为什么转换 Foo** → const Foo** 在 C++ 中是一个错误，而在 C 中只是一个警告？

Question

char const c = 'x';       /* 1 */
char *p1;                 /* 2 */
char const **p2 = &p1;    /* 3 */
*p2 = &c;                 /* 4 */
*p1 = 'X';                /* 5 */

Line 3 is disallowed in C and is invalid in C++. However, one gets an error in C++, but only a warning in C. The question is - why only a warning?

Answer 1

Both C & C++ deal with statement 3 as that "Assigning const char** with char** discards the const qualifier" The difference is; C++ is more strict than C and doesn't allow const qualifier discarding. This is really convenient in C++ and does lead to no issues contrary to C.

Imagine the following code:

    char const c = 'x';
    char *p1 = &c;
    *p1 = 'A';

    printf("c address: 0x%X, p1 is pointing to: 0x%X\n", &c, p1);
    printf("%c\n", c);
    printf("%c\n", *p1);

This is a compilable C code. One would think that assigning a new value to *p1 should not be possible as it points to a const variable. Also one would think that if it did happen and we could change the value of what p is pointing at this will also change the value of c But this is not the case!!

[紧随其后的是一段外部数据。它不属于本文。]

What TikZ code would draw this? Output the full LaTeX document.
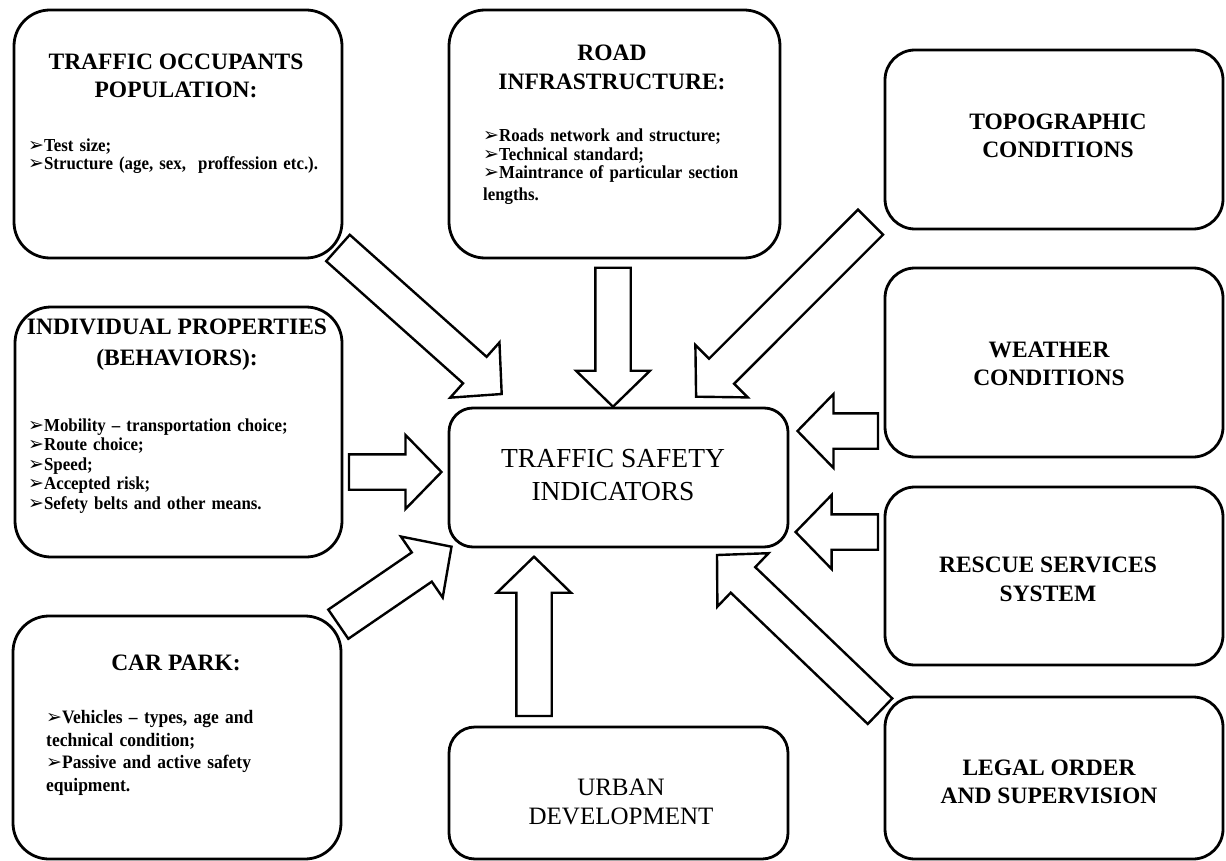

The above code surprisingly generates:

c address: 0xEF3E146B, p1 is pointing to: 0xEF3E146B
x
A

So allowing this const qualifier to be discarded does lead to undefined behavior (which means it's up to the compiler to decide what to do). This is fixed in C++ to avoid such ambiguities.

Answer 2

C has much more relaxed pointer rules than C++. C++ enforces a lot more type safety than C. Some of this is up to compilers to decide only to warn in C.

One example to look at is malloc, where char* str = malloc(50); is perfectly fine C but must be char* str = (char*) malloc(50); in C++.

Answer 3

The short answer is: because they are different languages and have different rules. There is no C/C++ language.